[start]

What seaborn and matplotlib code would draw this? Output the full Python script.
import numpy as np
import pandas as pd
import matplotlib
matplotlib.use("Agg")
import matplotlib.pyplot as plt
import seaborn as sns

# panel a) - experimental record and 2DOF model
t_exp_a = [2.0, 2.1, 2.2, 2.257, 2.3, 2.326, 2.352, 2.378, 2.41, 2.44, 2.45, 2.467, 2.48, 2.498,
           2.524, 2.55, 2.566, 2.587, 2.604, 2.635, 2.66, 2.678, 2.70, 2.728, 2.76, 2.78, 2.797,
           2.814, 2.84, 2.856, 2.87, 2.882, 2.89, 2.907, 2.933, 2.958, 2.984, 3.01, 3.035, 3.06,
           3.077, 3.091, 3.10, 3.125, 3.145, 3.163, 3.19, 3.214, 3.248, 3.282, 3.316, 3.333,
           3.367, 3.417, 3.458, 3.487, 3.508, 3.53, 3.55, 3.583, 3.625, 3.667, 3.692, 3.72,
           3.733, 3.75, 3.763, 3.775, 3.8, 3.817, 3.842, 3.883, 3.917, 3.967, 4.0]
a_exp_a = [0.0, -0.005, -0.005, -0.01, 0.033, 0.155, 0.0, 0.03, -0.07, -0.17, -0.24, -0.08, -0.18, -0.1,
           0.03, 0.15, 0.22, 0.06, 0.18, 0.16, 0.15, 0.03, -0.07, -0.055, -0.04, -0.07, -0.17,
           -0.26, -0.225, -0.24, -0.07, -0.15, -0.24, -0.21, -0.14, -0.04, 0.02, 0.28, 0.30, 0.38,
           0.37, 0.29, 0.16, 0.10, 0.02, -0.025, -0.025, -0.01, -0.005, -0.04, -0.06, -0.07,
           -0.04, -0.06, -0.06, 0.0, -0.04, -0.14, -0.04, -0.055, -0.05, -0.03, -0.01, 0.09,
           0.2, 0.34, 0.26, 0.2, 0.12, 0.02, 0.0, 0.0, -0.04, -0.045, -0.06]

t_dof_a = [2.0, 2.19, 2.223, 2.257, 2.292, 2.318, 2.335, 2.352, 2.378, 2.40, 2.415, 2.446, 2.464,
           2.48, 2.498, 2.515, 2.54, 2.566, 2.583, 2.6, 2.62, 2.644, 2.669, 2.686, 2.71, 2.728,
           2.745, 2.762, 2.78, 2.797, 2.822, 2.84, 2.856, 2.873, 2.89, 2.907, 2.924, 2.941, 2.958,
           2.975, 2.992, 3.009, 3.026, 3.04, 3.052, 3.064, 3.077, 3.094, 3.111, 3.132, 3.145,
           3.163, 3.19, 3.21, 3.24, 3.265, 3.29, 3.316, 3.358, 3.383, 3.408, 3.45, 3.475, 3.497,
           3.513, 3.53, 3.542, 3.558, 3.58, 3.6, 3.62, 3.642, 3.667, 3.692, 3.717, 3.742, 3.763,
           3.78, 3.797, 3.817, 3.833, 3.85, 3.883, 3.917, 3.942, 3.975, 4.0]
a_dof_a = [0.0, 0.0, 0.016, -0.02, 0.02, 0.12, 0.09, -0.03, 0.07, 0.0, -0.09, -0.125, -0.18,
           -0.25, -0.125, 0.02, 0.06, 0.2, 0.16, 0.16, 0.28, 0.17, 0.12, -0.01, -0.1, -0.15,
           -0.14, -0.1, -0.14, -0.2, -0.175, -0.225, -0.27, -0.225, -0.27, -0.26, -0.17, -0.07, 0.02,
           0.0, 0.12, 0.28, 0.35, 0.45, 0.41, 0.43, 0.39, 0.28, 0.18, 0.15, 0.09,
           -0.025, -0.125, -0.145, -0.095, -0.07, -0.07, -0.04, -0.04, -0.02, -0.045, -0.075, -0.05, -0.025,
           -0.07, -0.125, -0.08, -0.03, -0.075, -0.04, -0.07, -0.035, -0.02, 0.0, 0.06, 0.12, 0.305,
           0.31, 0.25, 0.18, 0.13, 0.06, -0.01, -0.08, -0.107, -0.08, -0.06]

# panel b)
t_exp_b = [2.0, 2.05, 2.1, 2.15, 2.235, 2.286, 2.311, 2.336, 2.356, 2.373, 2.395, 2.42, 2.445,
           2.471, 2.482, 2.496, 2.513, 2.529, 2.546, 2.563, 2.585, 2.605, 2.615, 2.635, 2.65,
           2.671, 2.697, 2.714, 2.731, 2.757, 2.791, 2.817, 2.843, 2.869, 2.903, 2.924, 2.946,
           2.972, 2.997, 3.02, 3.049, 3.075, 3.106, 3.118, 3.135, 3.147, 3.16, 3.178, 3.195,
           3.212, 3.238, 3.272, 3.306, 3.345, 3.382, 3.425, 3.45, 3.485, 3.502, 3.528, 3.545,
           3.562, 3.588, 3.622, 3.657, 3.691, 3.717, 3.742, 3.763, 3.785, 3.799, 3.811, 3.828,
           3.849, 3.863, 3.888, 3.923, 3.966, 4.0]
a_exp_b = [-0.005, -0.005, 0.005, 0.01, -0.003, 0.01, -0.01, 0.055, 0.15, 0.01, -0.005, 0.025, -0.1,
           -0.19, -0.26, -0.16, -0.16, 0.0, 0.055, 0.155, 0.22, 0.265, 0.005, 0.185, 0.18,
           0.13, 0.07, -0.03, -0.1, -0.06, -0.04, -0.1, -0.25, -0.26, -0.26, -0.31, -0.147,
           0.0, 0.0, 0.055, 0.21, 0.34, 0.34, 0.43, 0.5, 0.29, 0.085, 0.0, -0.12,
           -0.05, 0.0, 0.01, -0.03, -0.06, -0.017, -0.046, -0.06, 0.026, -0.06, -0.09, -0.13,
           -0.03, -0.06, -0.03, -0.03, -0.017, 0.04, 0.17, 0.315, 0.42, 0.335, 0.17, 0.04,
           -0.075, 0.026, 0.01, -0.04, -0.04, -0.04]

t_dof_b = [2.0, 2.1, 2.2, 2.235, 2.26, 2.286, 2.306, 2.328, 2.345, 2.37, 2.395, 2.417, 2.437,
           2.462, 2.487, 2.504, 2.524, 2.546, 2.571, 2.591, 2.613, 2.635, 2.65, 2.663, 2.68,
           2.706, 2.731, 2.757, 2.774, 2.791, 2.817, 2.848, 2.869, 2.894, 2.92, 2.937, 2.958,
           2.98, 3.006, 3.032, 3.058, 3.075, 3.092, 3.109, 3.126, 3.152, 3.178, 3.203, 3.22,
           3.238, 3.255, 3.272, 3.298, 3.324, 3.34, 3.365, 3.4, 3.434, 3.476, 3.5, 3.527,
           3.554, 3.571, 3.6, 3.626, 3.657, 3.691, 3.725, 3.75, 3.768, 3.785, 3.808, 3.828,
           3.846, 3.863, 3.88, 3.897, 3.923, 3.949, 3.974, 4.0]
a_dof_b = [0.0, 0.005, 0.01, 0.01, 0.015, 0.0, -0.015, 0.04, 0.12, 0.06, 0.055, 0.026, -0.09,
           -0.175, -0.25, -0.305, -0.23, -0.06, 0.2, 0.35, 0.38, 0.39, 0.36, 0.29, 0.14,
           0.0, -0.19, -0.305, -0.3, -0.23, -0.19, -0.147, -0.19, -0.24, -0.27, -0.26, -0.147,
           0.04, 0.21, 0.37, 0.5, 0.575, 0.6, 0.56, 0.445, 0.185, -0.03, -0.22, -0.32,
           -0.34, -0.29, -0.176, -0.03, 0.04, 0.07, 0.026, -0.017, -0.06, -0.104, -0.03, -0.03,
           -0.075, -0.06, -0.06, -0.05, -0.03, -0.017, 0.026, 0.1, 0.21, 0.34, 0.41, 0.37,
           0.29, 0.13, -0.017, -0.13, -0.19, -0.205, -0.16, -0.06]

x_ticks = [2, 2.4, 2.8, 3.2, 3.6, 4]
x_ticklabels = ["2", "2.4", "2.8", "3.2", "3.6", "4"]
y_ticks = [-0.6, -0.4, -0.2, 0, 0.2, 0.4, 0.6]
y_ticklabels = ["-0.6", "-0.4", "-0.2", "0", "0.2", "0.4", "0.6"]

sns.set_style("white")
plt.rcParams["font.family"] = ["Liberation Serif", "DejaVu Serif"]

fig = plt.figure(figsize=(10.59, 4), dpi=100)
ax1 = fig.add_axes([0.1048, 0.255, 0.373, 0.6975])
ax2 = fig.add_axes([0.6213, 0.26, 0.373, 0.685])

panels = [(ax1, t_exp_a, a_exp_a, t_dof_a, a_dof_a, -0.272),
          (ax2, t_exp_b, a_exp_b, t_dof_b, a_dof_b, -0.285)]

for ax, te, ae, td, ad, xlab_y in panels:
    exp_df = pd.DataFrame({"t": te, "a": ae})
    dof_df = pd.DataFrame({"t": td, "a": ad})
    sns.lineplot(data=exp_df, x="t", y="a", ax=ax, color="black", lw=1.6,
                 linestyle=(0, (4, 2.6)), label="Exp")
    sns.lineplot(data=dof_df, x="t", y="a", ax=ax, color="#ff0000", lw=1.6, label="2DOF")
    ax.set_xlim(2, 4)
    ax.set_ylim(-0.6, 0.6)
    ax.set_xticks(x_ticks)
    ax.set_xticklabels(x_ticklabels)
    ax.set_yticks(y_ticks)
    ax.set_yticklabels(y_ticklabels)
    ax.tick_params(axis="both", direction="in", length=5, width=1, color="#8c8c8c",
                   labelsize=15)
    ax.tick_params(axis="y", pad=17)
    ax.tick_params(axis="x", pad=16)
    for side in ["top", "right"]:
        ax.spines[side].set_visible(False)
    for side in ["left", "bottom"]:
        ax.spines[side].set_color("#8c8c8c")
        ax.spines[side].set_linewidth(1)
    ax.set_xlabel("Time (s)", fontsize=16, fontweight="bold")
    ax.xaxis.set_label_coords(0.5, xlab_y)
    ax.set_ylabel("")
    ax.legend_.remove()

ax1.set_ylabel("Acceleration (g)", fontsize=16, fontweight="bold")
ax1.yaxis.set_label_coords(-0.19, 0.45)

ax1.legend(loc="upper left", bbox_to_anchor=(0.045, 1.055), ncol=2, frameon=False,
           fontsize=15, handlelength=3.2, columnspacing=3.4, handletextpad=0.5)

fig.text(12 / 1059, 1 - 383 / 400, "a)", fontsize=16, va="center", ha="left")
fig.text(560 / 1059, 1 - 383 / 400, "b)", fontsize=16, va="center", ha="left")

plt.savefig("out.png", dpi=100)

[end]

**Description of the task:** Output exactly the leading lines of the data, up to and including the line marked by "-0.04, -0.045, -0.06]".

**Complete answer:**
What seaborn and matplotlib code would draw this? Output the full Python script.
import numpy as np
import pandas as pd
import matplotlib
matplotlib.use("Agg")
import matplotlib.pyplot as plt
import seaborn as sns

# panel a) - experimental record and 2DOF model
t_exp_a = [2.0, 2.1, 2.2, 2.257, 2.3, 2.326, 2.352, 2.378, 2.41, 2.44, 2.45, 2.467, 2.48, 2.498,
           2.524, 2.55, 2.566, 2.587, 2.604, 2.635, 2.66, 2.678, 2.70, 2.728, 2.76, 2.78, 2.797,
           2.814, 2.84, 2.856, 2.87, 2.882, 2.89, 2.907, 2.933, 2.958, 2.984, 3.01, 3.035, 3.06,
           3.077, 3.091, 3.10, 3.125, 3.145, 3.163, 3.19, 3.214, 3.248, 3.282, 3.316, 3.333,
           3.367, 3.417, 3.458, 3.487, 3.508, 3.53, 3.55, 3.583, 3.625, 3.667, 3.692, 3.72,
           3.733, 3.75, 3.763, 3.775, 3.8, 3.817, 3.842, 3.883, 3.917, 3.967, 4.0]
a_exp_a = [0.0, -0.005, -0.005, -0.01, 0.033, 0.155, 0.0, 0.03, -0.07, -0.17, -0.24, -0.08, -0.18, -0.1,
           0.03, 0.15, 0.22, 0.06, 0.18, 0.16, 0.15, 0.03, -0.07, -0.055, -0.04, -0.07, -0.17,
           -0.26, -0.225, -0.24, -0.07, -0.15, -0.24, -0.21, -0.14, -0.04, 0.02, 0.28, 0.30, 0.38,
           0.37, 0.29, 0.16, 0.10, 0.02, -0.025, -0.025, -0.01, -0.005, -0.04, -0.06, -0.07,
           -0.04, -0.06, -0.06, 0.0, -0.04, -0.14, -0.04, -0.055, -0.05, -0.03, -0.01, 0.09,
           0.2, 0.34, 0.26, 0.2, 0.12, 0.02, 0.0, 0.0, -0.04, -0.045, -0.06]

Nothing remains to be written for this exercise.